On Monday, the Prime Minister will appear before the Covid Inquiry. He should do so with his head held high. The record shows that Mr Sunak was an early and consistent voice arguing against lockdowns wherever possible. He raised the alarm about the serious costs of lockdown policies, both to the economy and wider society, far more than other senior ministerial voices at the time. As the shocking long-term costs of lockdown continue to emerge, his judgment only appears more prescient.
In particular, Mr Sunak led the resistance to plans for a “circuit-breaker” lockdown in late September 2020. He also flew back early from California in the winter of 2021 to lobby against a new lockdown to counter the omicron variant.
Mr Sunak’s critics will be keen to use his appearance at the inquiry to lambast him for exactly these virtues. Much will no doubt be made of the government scientific adviser who called him “Dr Death” in a reference to his Eat Out to Help Out scheme.

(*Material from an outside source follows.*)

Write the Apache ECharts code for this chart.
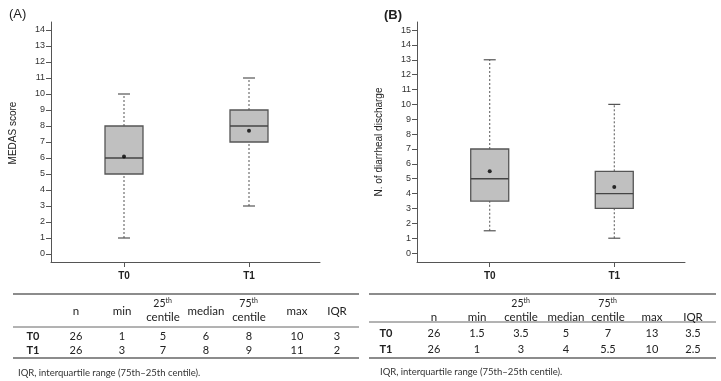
<!DOCTYPE html>
<html>
<head>
<meta charset="utf-8">
<script src="https://cdn.jsdelivr.net/npm/echarts@6/dist/echarts.min.js"></script>
<style>
  html, body { margin: 0; padding: 0; background: #fff; }
  #chart { width: 721px; height: 381px; }
</style>
</head>
<body>
<div id="chart"></div>
<script>
// data
const groups = ['T0', 'T1'];
// [min, q1, median, q3, max]
const medasBox = [[1, 5, 6, 8, 10], [3, 7, 8, 9, 11]];
const medasMean = [6.1, 7.7];
const diarrBox = [[1.5, 3.5, 5, 7, 13], [1, 3, 4, 5.5, 10]];
const diarrMean = [5.5, 4.45];
const yTicksA = [0, 1, 2, 3, 4, 5, 6, 7, 8, 9, 10, 11, 12, 13, 14];
const yTicksB = [0, 1, 2, 3, 4, 5, 6, 7, 8, 9, 10, 11, 12, 13, 14, 15];

const tableHead = ['n', 'min', '25|th|centile', 'median', '75|th|centile', 'max', 'IQR'];
const tableRowsA = [
    ['T0', '26', '1', '5', '6', '8', '10', '3'],
    ['T1', '26', '3', '7', '8', '9', '11', '2']
];
const tableRowsB = [
    ['T0', '26', '1.5', '3.5', '5', '7', '13', '3.5'],
    ['T1', '26', '1', '3', '4', '5.5', '10', '2.5']
];
const footnote = 'IQR, interquartile range (75th\u201325th centile).';

// layout
const tFont = '"Lato", "Open Sans", sans-serif';
const lineColor = '#666';
const layoutA = {
    cols: [33, 76, 122, 163, 206, 249, 297, 337],
    x0: 13, x1: 359, top: 294, sep: 327, bottom: 358,
    headY: 311, supY: 304, centY: 317, rows: [336, 350], footX: 18, footY: 373
};
const layoutB = {
    cols: [386, 434, 477, 521, 566, 608, 652, 693],
    x0: 369, x1: 716, top: 294, sep: 322, bottom: 358,
    headY: 317, supY: 304, centY: 317, rows: [333, 349], footX: 380, footY: 372
};

function txt(x, y, s, opt) {
    opt = opt || {};
    return {
        type: 'text', x: x, y: y, silent: true,
        style: {
            text: s,
            fill: opt.color || '#222',
            font: (opt.weight || 'normal') + ' ' + (opt.size || 11.5) + 'px ' + tFont,
            align: opt.align || 'center', textAlign: opt.align || 'center',
            verticalAlign: 'middle', textVerticalAlign: 'middle'
        }
    };
}

function hline(x0, x1, y, w) {
    return {
        type: 'line', silent: true,
        shape: {x1: x0, y1: y, x2: x1, y2: y},
        style: {stroke: lineColor, lineWidth: w}
    };
}

function buildTable(rows, L) {
    const els = [];
    els.push(hline(L.x0, L.x1, L.top, 1.6));
    els.push(hline(L.x0, L.x1, L.sep, 1));
    els.push(hline(L.x0, L.x1, L.bottom, 1.6));
    tableHead.forEach((h, i) => {
        const cx = L.cols[i + 1];
        const parts = h.split('|');
        if (parts.length === 3) {
            els.push(txt(cx + 2.5, L.supY, parts[0], {align: 'right', size: 10.5}));
            els.push(txt(cx + 2.5, L.supY - 3, parts[1], {align: 'left', size: 7}));
            els.push(txt(cx, L.centY, parts[2]));
        } else {
            els.push(txt(cx, L.headY, h));
        }
    });
    rows.forEach((r, ri) => {
        r.forEach((v, ci) => {
            els.push(txt(L.cols[ci], L.rows[ri], v, {weight: ci === 0 ? 'bold' : 'normal', size: 11}));
        });
    });
    els.push(txt(L.footX, L.footY, footnote, {align: 'left', size: 9.5, color: '#333'}));
    return els;
}

function renderBox(params, api) {
    const x = api.value(0);
    const lo = api.coord([x, api.value(1)]);
    const q1 = api.coord([x, api.value(2)]);
    const md = api.coord([x, api.value(3)]);
    const q3 = api.coord([x, api.value(4)]);
    const hi = api.coord([x, api.value(5)]);
    const hw = 19, cw = 6;
    const dash = {stroke: '#555', lineWidth: 1, lineDash: [2, 2]};
    const solid = {stroke: '#555', lineWidth: 1.2};
    return {
        type: 'group',
        children: [
            {type: 'line', shape: {x1: lo[0], y1: lo[1], x2: q1[0], y2: q1[1]}, style: dash},
            {type: 'line', shape: {x1: q3[0], y1: q3[1], x2: hi[0], y2: hi[1]}, style: dash},
            {type: 'line', shape: {x1: lo[0] - cw, y1: lo[1], x2: lo[0] + cw, y2: lo[1]}, style: solid},
            {type: 'line', shape: {x1: hi[0] - cw, y1: hi[1], x2: hi[0] + cw, y2: hi[1]}, style: solid},
            {type: 'rect', shape: {x: q3[0] - hw, y: q3[1], width: hw * 2, height: q1[1] - q3[1]},
                style: {fill: '#c0c0c0', stroke: '#555', lineWidth: 1.3}},
            {type: 'line', shape: {x1: md[0] - hw, y1: md[1], x2: md[0] + hw, y2: md[1]}, style: {stroke: '#444', lineWidth: 1.3}}
        ]
    };
}

const axisColor = '#555';
function xAxisOf(gi) {
    return {
        type: 'value', gridIndex: gi, min: -0.584, max: 1.568,
        axisLine: {show: true, onZero: false, lineStyle: {color: axisColor, width: 1}},
        axisTick: {show: true, length: 5, customValues: [0, 1], lineStyle: {color: axisColor}},
        axisLabel: {
            customValues: [0, 1], margin: 9, color: '#222', fontSize: 10, fontWeight: 'bold',
            fontFamily: 'Liberation Sans, Arial, sans-serif',
            formatter: v => groups[Math.round(v)]
        },
        splitLine: {show: false}
    };
}
function yAxisOf(gi, min, max, ticks, name, pad) {
    return {
        type: 'value', gridIndex: gi, min: min, max: max,
        name: name, nameLocation: 'middle', nameGap: 33,
        nameTextStyle: {color: '#222', fontSize: 10, fontFamily: 'Liberation Sans, Arial, sans-serif', padding: pad},
        axisLine: {show: true, onZero: false, lineStyle: {color: axisColor, width: 1}},
        axisTick: {show: true, length: 5, customValues: ticks, lineStyle: {color: axisColor}},
        axisLabel: {customValues: ticks, margin: 6, color: '#333', fontSize: 9, fontFamily: 'Liberation Sans, Arial, sans-serif'},
        splitLine: {show: false}
    };
}

const chart = echarts.init(document.getElementById('chart'));
chart.setOption({
    backgroundColor: '#fff',
    animation: false,
    title: [
        {text: '(A)', left: 4, top: 3, textStyle: {fontSize: 13, fontWeight: 'normal', color: '#222', fontFamily: 'Liberation Sans, Arial, sans-serif'}},
        {text: '(B)', left: 379, top: 4, textStyle: {fontSize: 13, fontWeight: 'bold', color: '#222', fontFamily: 'Liberation Sans, Arial, sans-serif'}}
    ],
    grid: [
        {left: 51, top: 22, width: 269, height: 240},
        {left: 417, top: 22, width: 268, height: 240}
    ],
    xAxis: [xAxisOf(0), xAxisOf(1)],
    yAxis: [
        yAxisOf(0, -0.5, 14.5, yTicksA, 'MEDAS score', [0, 0, 0, 18]),
        yAxisOf(1, -0.6, 15.54, yTicksB, 'N. of diarrheal discharge', [0, 0, 0, 0])
    ],
    series: [
        {
            type: 'custom', xAxisIndex: 0, yAxisIndex: 0, renderItem: renderBox,
            encode: {x: 0, y: [1, 2, 3, 4, 5]},
            data: medasBox.map((b, i) => [i].concat(b))
        },
        {
            type: 'scatter', xAxisIndex: 0, yAxisIndex: 0, symbolSize: 4,
            itemStyle: {color: '#000'},
            data: medasMean.map((m, i) => [i, m])
        },
        {
            type: 'custom', xAxisIndex: 1, yAxisIndex: 1, renderItem: renderBox,
            encode: {x: 0, y: [1, 2, 3, 4, 5]},
            data: diarrBox.map((b, i) => [i].concat(b))
        },
        {
            type: 'scatter', xAxisIndex: 1, yAxisIndex: 1, symbolSize: 4,
            itemStyle: {color: '#000'},
            data: diarrMean.map((m, i) => [i, m])
        }
    ],
    graphic: buildTable(tableRowsA, layoutA).concat(buildTable(tableRowsB, layoutB))
});
</script>
</body>
</html>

As a result the Prime Minister may be tempted, as other witnesses have been, to play down his scepticism at the time. He should hold his nerve. The Covid inquiry is an opportunity to remind the country of his capacity for leadership. That is much needed, at a time when his judgment is in question over an immigration policy that attempts to please all sides and satisfies no one. Here at least, he was willing to resist the call of herd opinion and to make bold, difficult calls in the long-term national interest.
When running for the Conservative leadership in the summer of 2022, Mr Sunak told The Spectator of his frustrations that discussion was short-circuited on the potential costs lockdown might have, alongside any benefits. “I wasn’t allowed to talk about the trade-off,” he said.

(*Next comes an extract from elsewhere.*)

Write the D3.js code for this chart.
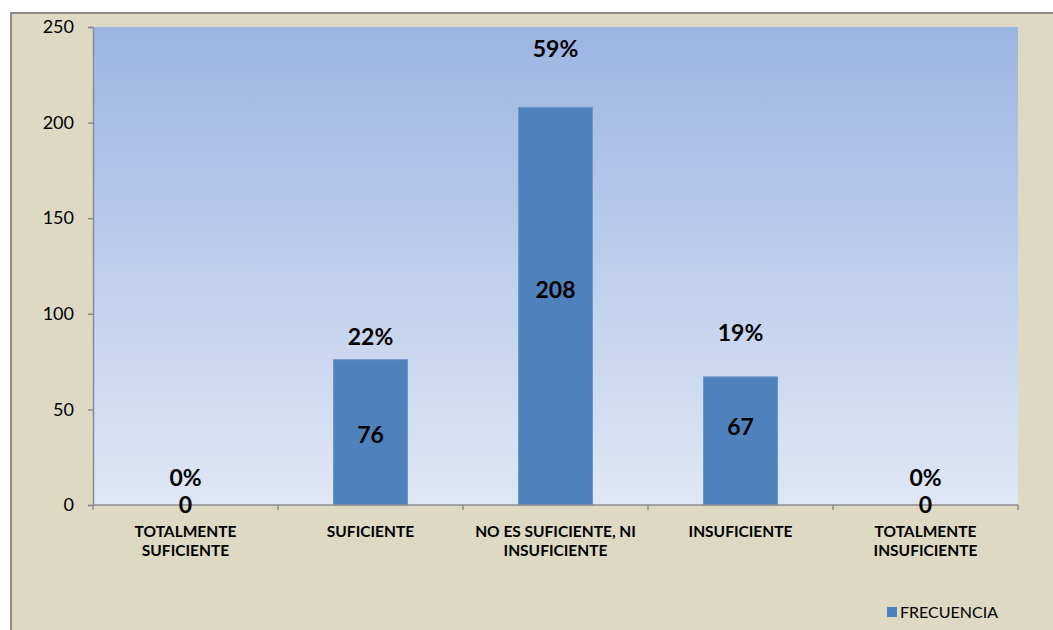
<!DOCTYPE html>
<html>
<head>
<meta charset="utf-8">
<script src="https://cdn.jsdelivr.net/npm/d3@7"></script>
<style>
  html, body { margin: 0; padding: 0; background: #ffffff; }
  svg { display: block; font-family: Lato, "Open Sans", sans-serif; }
</style>
</head>
<body>
<svg id="chart" width="1053" height="630"></svg>
<script>
// Survey answers and how many respondents chose each one
const categories = [
  ["TOTALMENTE", "SUFICIENTE"],
  ["SUFICIENTE"],
  ["NO ES SUFICIENTE, NI", "INSUFICIENTE"],
  ["INSUFICIENTE"],
  ["TOTALMENTE", "INSUFICIENTE"]
];
const frecuencia = [0, 76, 208, 67, 0];
const percentages = ["0%", "22%", "59%", "19%", "0%"];
const yTicks = [0, 50, 100, 150, 200, 250];
const seriesName = "FRECUENCIA";

// Label placement tweaks (pixels), one per bar
const pctLift = [27, 23, 59, 44, 27];
const valueShift = [0, 2, -16, -14, 0];

const svg = d3.select("#chart");
const W = 1053, H = 630;
const plot = { left: 93, top: 27, right: 1018, bottom: 505 };

// Outer chart frame
svg.append("rect")
  .attr("x", 11).attr("y", 13)
  .attr("width", W + 10).attr("height", H + 10)
  .attr("fill", "#ddd9c3")
  .attr("stroke", "#8c8c8c").attr("stroke-width", 2);

// Plot area gradient
const defs = svg.append("defs");
const grad = defs.append("linearGradient")
  .attr("id", "plotBg").attr("x1", 0).attr("y1", 0).attr("x2", 0).attr("y2", 1);
grad.append("stop").attr("offset", "0%").attr("stop-color", "#9bb5e3");
grad.append("stop").attr("offset", "100%").attr("stop-color", "#e0e7f5");

svg.append("rect")
  .attr("x", plot.left).attr("y", plot.top)
  .attr("width", plot.right - plot.left).attr("height", plot.bottom - plot.top)
  .attr("fill", "url(#plotBg)");

const x = d3.scaleBand()
  .domain(d3.range(categories.length))
  .range([plot.left, plot.right])
  .paddingInner(0.6).paddingOuter(0.3);

const band = d3.scaleBand()
  .domain(d3.range(categories.length))
  .range([plot.left, plot.right]);

const y = d3.scaleLinear().domain([0, 250]).range([plot.bottom, plot.top]);

// Bars
svg.append("g").selectAll("rect")
  .data(frecuencia)
  .join("rect")
  .attr("x", (d, i) => x(i))
  .attr("y", d => y(d))
  .attr("width", x.bandwidth())
  .attr("height", d => y(0) - y(d))
  .attr("fill", "#4f81bd")
  .attr("stroke", "#6f95c8").attr("stroke-width", 1);

// Y axis
const yAxis = svg.append("g")
  .attr("transform", `translate(${plot.left},0)`)
  .call(d3.axisLeft(y).tickValues(yTicks).tickSize(5).tickPadding(14));
yAxis.select(".domain").attr("stroke", "#8c8c8c").attr("stroke-width", 1.5);
yAxis.selectAll(".tick line").attr("stroke", "#8c8c8c").attr("stroke-width", 1.5);
yAxis.selectAll(".tick text")
  .attr("font-size", 18).attr("fill", "#000")
  .style("font-family", "Lato, 'Open Sans', sans-serif");

// X axis with ticks at category boundaries
const bounds = d3.range(categories.length + 1).map(i => i === categories.length ? plot.right : band(i));
const xAxis = svg.append("g");
xAxis.append("line")
  .attr("x1", plot.left).attr("x2", plot.right)
  .attr("y1", plot.bottom).attr("y2", plot.bottom)
  .attr("stroke", "#8c8c8c").attr("stroke-width", 1.5);
xAxis.selectAll("line.tick")
  .data(bounds)
  .join("line").attr("class", "tick")
  .attr("x1", d => d).attr("x2", d => d)
  .attr("y1", plot.bottom).attr("y2", plot.bottom + 5)
  .attr("stroke", "#8c8c8c").attr("stroke-width", 1.5);

// Category labels
const catG = svg.append("g");
categories.forEach((lines, i) => {
  const t = catG.append("text")
    .attr("x", band(i) + band.bandwidth() / 2)
    .attr("y", 537)
    .attr("text-anchor", "middle")
    .attr("font-size", 15.5).attr("font-weight", "bold").attr("fill", "#000");
  lines.forEach((ln, k) => {
    t.append("tspan")
      .attr("x", band(i) + band.bandwidth() / 2)
      .attr("dy", k === 0 ? 0 : 19)
      .text(ln);
  });
});

// Value labels
svg.append("g").selectAll("text")
  .data(frecuencia)
  .join("text")
  .attr("x", (d, i) => x(i) + x.bandwidth() / 2)
  .attr("y", (d, i) => d === 0 ? y(0) : (y(d) + y(0)) / 2 + valueShift[i])
  .attr("dy", "0.36em")
  .attr("text-anchor", "middle")
  .attr("font-size", 23).attr("font-weight", "bold").attr("fill", "#000")
  .text(d => d);

// Percentage labels
svg.append("g").selectAll("text")
  .data(frecuencia)
  .join("text")
  .attr("x", (d, i) => x(i) + x.bandwidth() / 2)
  .attr("y", (d, i) => y(d) - pctLift[i])
  .attr("dy", "0.36em")
  .attr("text-anchor", "middle")
  .attr("font-size", 23).attr("font-weight", "bold").attr("fill", "#000")
  .text((d, i) => percentages[i]);

// Legend
const lg = svg.append("g").attr("transform", "translate(887,607)");
lg.append("rect").attr("width", 10).attr("height", 10).attr("fill", "#4f81bd");
lg.append("text")
  .attr("x", 13).attr("y", 5).attr("dy", "0.36em")
  .attr("font-size", 16).attr("fill", "#000")
  .text(seriesName);
</script>
</body>
</html>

The consequences of that will be with us all for a long, long time. A new report from the Centre for Social Justice lays bare the impact of lockdowns on our social fabric, with harrowing stories of what it has meant for the most vulnerable in society.
The report reveals that the number of people economically inactive due to long-term sickness in the UK is up by almost half a million since the pandemic. It also finds that during lockdown calls to a domestic abuse hotline rose by 700 per cent, while mental health issues in the young also rose sharply. According to the study, by 2030 there will be 108 per cent more boys diagnosed with mental health disorders than if lockdown had not happened.
In October 2020, when Mr Sunak defended the Government’s resistance to a blunt national lockdown in Parliament, he stated that “The most vulnerable have been at the forefront of our mind throughout this crisis … a plan blind to and detached from reality – is no plan at all.”
So it has proved. On lockdowns, Mr Sunak deserves credit for seeing the reality of how much they would cost the vulnerable, even if his arguments often failed to win the day.